Dragomino
- Designers: Bruno Cathala, Marie Fort, Wilfried Fort
- Illustrators: Christine Deschamps, Maëva da Silva
- Publishers: Blue Orange Games
- Publication: 2020; 5 years ago
- Players: 2–4
- Playing time: 15–20 minutes
- Age range: 5+
- Website: blueorangegames.eu/en/games/dragomino/

= Dragomino =

Children's tile-laying board game

Dragomino is a children's tile-laying board game designed by Bruno Cathala, Marie Fort, and Wilfried Fort and published by Blue Orange Games. It is based on Kingdomino.

It won the 2021 Kinderspiel des Jahres.

==Gameplay==
Each player is a dragon-rider scouting for dragons and begins the game with one base landscape tile consisting of desert terrain and snow terrain. The six types of landscape tiles are desert, forest, mountain, prairie, snow, and volcano. Each turn, the player executes two actions: visit a place, which requires the player to select one of four available tiles; and show a discovery, which requires the player to connect the new tile to their board.

Once this is done, the player checks for connections between the edges of the new tile and those already part of the board. Those with different landscapes result in no action, whereas those with a matching landscape allow the player to take a dragon egg token of the corresponding type, denoted by the colour, for each match. The player then flips the dragon egg token to reveal either a baby dragon or an empty shell. This is then placed at the location of the match.

A baby dragon is worth 1 point, whereas an empty shell has no value but allows the player to obtain the mother dragon token. This token grants the player the first action in the subsequent turn, but may be taken by another player in the same turn. Eggs differ in the probability of having a baby dragon, with red eggs (volcano) most likely and yellow eggs (desert) least likely.

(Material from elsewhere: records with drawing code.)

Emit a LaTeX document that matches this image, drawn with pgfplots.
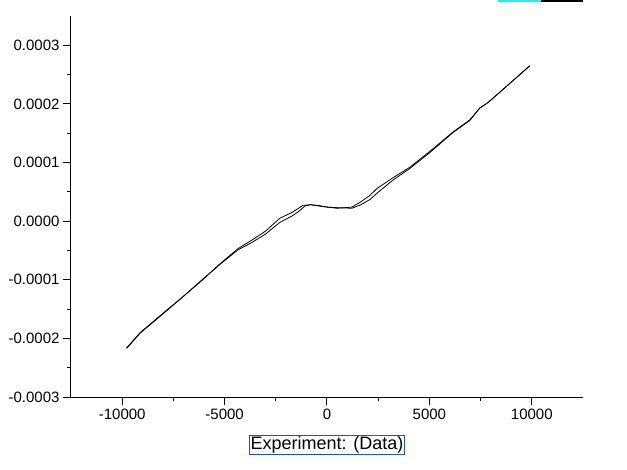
\documentclass[border=0pt]{standalone}
\usepackage{fontspec}
\setmainfont{Liberation Sans}
\usepackage{pgfplots}
\pgfplotsset{compat=1.18}
\definecolor{boxblue}{HTML}{1A4BF0}
\definecolor{legcyan}{HTML}{00FFFF}

\begin{document}
\begin{tikzpicture}
\path[use as bounding box] (-71pt,-72pt) rectangle (556pt,397pt);
\begin{axis}[
  scale only axis,
  width=512pt, height=381pt,
  xmin=-12500, xmax=12500,
  ymin=-0.0003, ymax=0.00035,
  axis x line*=bottom, axis y line*=left,
  axis line style={line width=1pt, -},
  tick align=outside,
  major tick length=8pt, minor tick length=4pt,
  every tick/.style={line width=1pt, black},
  xtick={-10000,-5000,0,5000,10000},
  ytick={-0.0003,-0.0002,-0.0001,0,0.0001,0.0002,0.0003},
  minor x tick num=1, minor y tick num=1,
  scaled y ticks=false, scaled x ticks=false,
  /pgf/number format/assume math mode=true,
  xticklabel style={font=\fontsize{15}{15}\selectfont,
    /pgf/number format/1000 sep={}},
  yticklabel style={font=\fontsize{15}{15}\selectfont,
    /pgf/number format/fixed, /pgf/number format/fixed zerofill,
    /pgf/number format/precision=4},
  xlabel={Experiment: (Data)},
  xlabel style={font=\fontsize{18}{18}\selectfont, draw=boxblue,
    line width=0.8pt, inner sep=1.5pt,
    at={(axis description cs:0.5,0)}, anchor=center, yshift=-48pt},
]
% forward sweep
\addplot[black, line width=0.8pt] coordinates {
  (-9780,-2.17e-4) (-9120,-1.91e-4) (-7800,-1.52e-4) (-7070,-1.30e-4)
  (-6100,-1.01e-4) (-5200,-0.72e-4) (-4350,-0.47e-4) (-3700,-0.33e-4)
  (-3000,-0.17e-4) (-2300,0.05e-4) (-1700,0.15e-4) (-1170,0.27e-4)
  (-800,0.28e-4) (-440,0.27e-4) (0,0.24e-4) (490,0.22e-4)
  (1220,0.24e-4) (1650,0.33e-4) (2100,0.44e-4) (2450,0.56e-4)
  (3220,0.74e-4) (4050,0.92e-4) (5020,1.19e-4) (6150,1.52e-4)
  (6980,1.73e-4) (7460,1.93e-4) (7850,2.02e-4) (8440,2.20e-4)
  (9900,2.65e-4)
};
% reverse sweep
\addplot[black, line width=0.8pt] coordinates {
  (-9780,-2.16e-4) (-9120,-1.90e-4) (-7800,-1.51e-4) (-7070,-1.30e-4)
  (-6100,-1.00e-4) (-5200,-0.73e-4) (-4350,-0.49e-4) (-3700,-0.37e-4)
  (-3000,-0.22e-4) (-2300,-0.02e-4) (-1700,0.09e-4) (-1400,0.16e-4)
  (-1070,0.26e-4) (-800,0.28e-4) (-440,0.26e-4) (0,0.24e-4)
  (490,0.23e-4) (1220,0.22e-4) (1650,0.28e-4) (2100,0.37e-4)
  (2450,0.48e-4) (3220,0.70e-4) (4050,0.90e-4) (5020,1.17e-4)
  (6150,1.51e-4) (6980,1.72e-4) (7460,1.93e-4) (7850,2.02e-4)
  (8440,2.20e-4) (9900,2.65e-4)
};
\end{axis}
% legend fragment at the top edge
\draw[legcyan, line width=2pt] (427pt,396pt) -- (470pt,396pt);
\draw[black, line width=2pt] (470pt,396pt) -- (512pt,396pt);
\end{tikzpicture}
\end{document}
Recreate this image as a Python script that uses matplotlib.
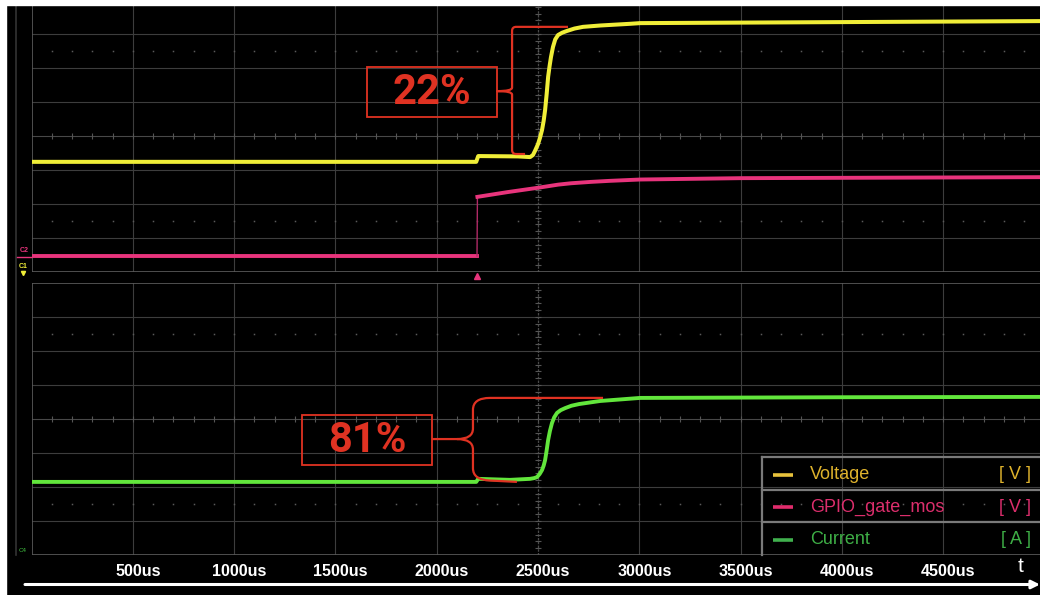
import numpy as np
import matplotlib.pyplot as plt
import matplotlib.transforms as mtransforms
from matplotlib.path import Path
from matplotlib.patches import PathPatch, Rectangle

plt.rcParams['font.family'] = ['Liberation Sans', 'DejaVu Sans']

# Scope captures, time in us, level in screen divisions (0..8 per panel)
t_voltage = [0, 2195, 2205, 2400, 2461, 2475, 2485, 2500, 2510, 2520, 2528, 2535,
             2543, 2550, 2557, 2564, 2574, 2585, 2599, 2620, 2643, 2680, 2722,
             2807, 2955, 3004, 4000, 5000]
v_voltage = [3.24, 3.24, 3.41, 3.40, 3.38, 3.44, 3.56, 3.76, 3.95, 4.18, 4.45, 4.76,
             5.25, 5.74, 6.05, 6.32, 6.62, 6.84, 6.97, 7.04, 7.09, 7.16, 7.21,
             7.25, 7.30, 7.32, 7.35, 7.38]

t_gate = [0, 2199, 2201, 2350, 2503, 2600, 2663, 2760, 2851, 3004, 3502, 4005, 5000]
v_gate = [0.47, 0.47, 2.21, 2.35, 2.48, 2.57, 2.61, 2.65, 2.68, 2.72, 2.76, 2.77, 2.79]

t_current = [0, 2195, 2205, 2362, 2461, 2480, 2495, 2508, 2520, 2528, 2535, 2542,
             2550, 2559, 2569, 2580, 2594, 2612, 2634, 2665, 2703, 2807, 3004,
             4000, 5000]
v_current = [2.15, 2.15, 2.24, 2.21, 2.24, 2.26, 2.29, 2.38, 2.50, 2.63, 2.79, 3.05,
             3.38, 3.65, 3.88, 4.05, 4.18, 4.26, 4.32, 4.39, 4.44, 4.53, 4.62,
             4.64, 4.65]

tick_times = [500, 1000, 1500, 2000, 2500, 3000, 3500, 4000, 4500]
tick_labels = ['500us', '1000us', '1500us', '2000us', '2500us',
               '3000us', '3500us', '4000us', '4500us']

legend_names = ['Voltage', 'GPIO_gate_mos', 'Current']
legend_units = ['[ V ]', '[ V ]', '[ A ]']

YELLOW = '#f0ee38'
PINK = '#e8347c'
GREEN = '#62e63c'
RED = '#e03222'
GRID = '#3d3d3d'
EDGE = '#5c5c5c'

W, H = 1040, 595
fig = plt.figure(figsize=(W / 100, H / 100), dpi=100, facecolor='black')


def panel(top_px):
    ax = fig.add_axes([31.5 / W, 1 - (top_px + 272) / H, 1013 / W, 272 / H])
    ax.set_facecolor('black')
    ax.set_xlim(0, 5000)
    ax.set_ylim(0, 8)
    for s in ax.spines.values():
        s.set_visible(False)
    ax.tick_params(left=False, labelleft=False, bottom=False, labelbottom=False)
    # graticule
    for d in range(1, 8):
        if d != 4:
            ax.axhline(d, color=GRID, lw=0.8, zorder=0)
    for t in range(500, 5000, 500):
        if t != 2500:
            ax.axvline(t, color=GRID, lw=0.8, zorder=0)
    ax.axhline(4, color='#484848', lw=0.8, zorder=0)
    ax.axvline(2500, color='#4a4a4a', lw=0.9, ls=(0, (2, 1)), zorder=0)
    steps = np.arange(100, 5000, 100)
    ax.plot(steps, np.full(len(steps), 4), ls='none', marker='|', ms=4,
            mew=0.8, color='#555555', zorder=0)
    divs = np.arange(0.2, 8, 0.2)
    ax.plot(np.full(len(divs), 2500), divs, ls='none', marker='_', ms=4,
            mew=0.8, color='#555555', zorder=0)
    for row in (1.5, 6.5):
        ax.plot(steps, np.full(len(steps), row), ls='none', marker='s', ms=1.1,
                mew=0, color='#5a5a5a', zorder=0)
    ax.axvline(0, color=EDGE, lw=1.2, zorder=1)
    ax.axhline(0, color=EDGE, lw=1.2, zorder=1)
    return ax


ax_top = panel(0)
ax_bot = panel(283)
ax_bot.axhline(8, color=EDGE, lw=1.2, zorder=1)

# traces
ax_top.plot(t_voltage, v_voltage, color=YELLOW, lw=2.9, solid_joinstyle='round', zorder=3)
ax_top.plot(t_gate[:2], v_gate[:2], color=PINK, lw=2.8, zorder=3)
ax_top.plot(t_gate[1:3], v_gate[1:3], color='#b02a66', lw=1.0, zorder=3)
ax_top.plot(t_gate[2:], v_gate[2:], color=PINK, lw=2.8, solid_joinstyle='round', zorder=3)
ax_bot.plot(t_current, v_current, color=GREEN, lw=2.8, solid_joinstyle='round', zorder=3)

# trigger marker
ax_top.plot([t_gate[1]], [-0.12], marker='^', ms=5, color=PINK, clip_on=False, zorder=4)


def bracket(ax, verts, codes):
    ax.add_patch(PathPatch(Path(verts, codes), fill=False, ec=RED, lw=1.6,
                           capstyle='butt', joinstyle='round', zorder=5, clip_on=False))


M, L, C = Path.MOVETO, Path.LINETO, Path.CURVE3

# 22% callout
ax_top.add_patch(Rectangle((1656, 4.56), 642, 1.47, fill=False, ec=RED, lw=1.3, zorder=5))
ax_top.text(1977, 5.29, '22%', color=RED, fontsize=30, fontweight='bold',
            family='Roboto', ha='center', va='center', zorder=6)
bracket(ax_top,
        [(2648, 7.21), (2392, 7.21), (2372, 7.21), (2372, 7.09),
         (2372, 5.42), (2372, 5.32), (2298, 5.32),
         (2372, 5.32), (2372, 5.22),
         (2372, 3.59), (2372, 3.47), (2392, 3.47), (2436, 3.47)],
        [M, L, C, C, L, C, C, C, C, L, C, C, L])

# 81% callout
ax_bot.add_patch(Rectangle((1335, 2.65), 642, 1.47, fill=False, ec=RED, lw=1.3, zorder=5))
ax_bot.text(1656, 3.38, '81%', color=RED, fontsize=30, fontweight='bold',
            family='Roboto', ha='center', va='center', zorder=6)
bracket(ax_bot,
        [(2821, 4.62), (2263, 4.62), (2179, 4.62), (2179, 4.27),
         (2179, 3.72), (2179, 3.41), (2100, 3.41), (1977, 3.41),
         (2100, 3.41), (2179, 3.41), (2179, 3.10),
         (2179, 2.55), (2179, 2.21), (2263, 2.19), (2396, 2.15)],
        [M, L, C, C, L, C, C, L, M, C, C, L, C, C, L])

# time axis labels
ax_bot.set_xticks(tick_times)
ax_bot.set_xticklabels(tick_labels)
ax_bot.tick_params(bottom=False, labelbottom=True, colors='white', pad=3,
                   labelsize=11.5)
shift = mtransforms.ScaledTranslation(5 / 100, 0, fig.dpi_scale_trans)
for lbl in ax_bot.get_xticklabels():
    lbl.set_fontweight('bold')
    lbl.set_transform(lbl.get_transform() + shift)

# screen overlay in pixel units
ov = fig.add_axes([0, 0, 1, 1], facecolor='none')
ov.set_xlim(0, W)
ov.set_ylim(H, 0)
ov.axis('off')

ov.add_patch(Rectangle((0, 0), W, 5, color='white', zorder=10))
ov.add_patch(Rectangle((0, 0), 6, H, color='white', zorder=10))
ov.plot([16, 16], [5, 555], color='#333333', lw=1.2)

ov.text(24, 251, 'C2', color=PINK, fontsize=5, ha='center', va='center', fontweight='bold')
ov.plot([17, 31], [257, 257], color=PINK, lw=1)
ov.text(23, 267, 'C1', color=YELLOW, fontsize=5, ha='center', va='center', fontweight='bold')
ov.plot([22.5], [273], marker='v', ms=3, color=YELLOW)
ov.text(23, 551, 'C4', color='#40c040', fontsize=4.5, ha='center', va='center')

# legend table
rows = [457, 490, 522, 555]
ov.plot([762, 762], [rows[0], rows[-1]], color='#7a7a7a', lw=1.6)
for y in rows[:-1]:
    ov.plot([762, W], [y, y], color='#7a7a7a', lw=1.6)
dash_cols = ['#e8c23c', '#e02c6c', '#40b04e']
text_cols = ['#deb22c', '#dc2e6c', '#3eae46']
for i, (name, unit) in enumerate(zip(legend_names, legend_units)):
    yc = (rows[i] + rows[i + 1]) / 2 + 1
    ov.plot([773, 793], [yc, yc], color=dash_cols[i], lw=2.6, solid_capstyle='butt')
    ov.text(810, yc, name, color=text_cols[i], fontsize=13, va='center', ha='left')
    ov.text(1031, yc, unit, color=text_cols[i], fontsize=13, va='center', ha='right')

ov.text(1021, 566, 't', color='white', fontsize=15, ha='center', va='center')
ov.annotate('', xy=(1040, 584.5), xytext=(25, 584.5),
            arrowprops=dict(arrowstyle='-|>', color='white', lw=2.2,
                            mutation_scale=12, shrinkA=0, shrinkB=0))

fig.savefig('out.png', dpi=100, facecolor='black')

The game ends when all landscape tiles have been taken. Players count the number of baby dragons they have, and the player with the mother dragon token gets a bonus point.

==Reception==
In a review for Board Game Quest, Jason Kelm states that the game has "fantastic art", particularly for the unique dragons and their diversity. Naomi Laeuchli also stated that the "artwork ... is where the game truly shines" in her review for Casual Game Revolution, and specifically mentioned the "unique and adorable pictures for each dragon".

Kelm also stated that young children may be confused by the two types of green tiles in the game, and the use of the mother dragon to change the starting player each round.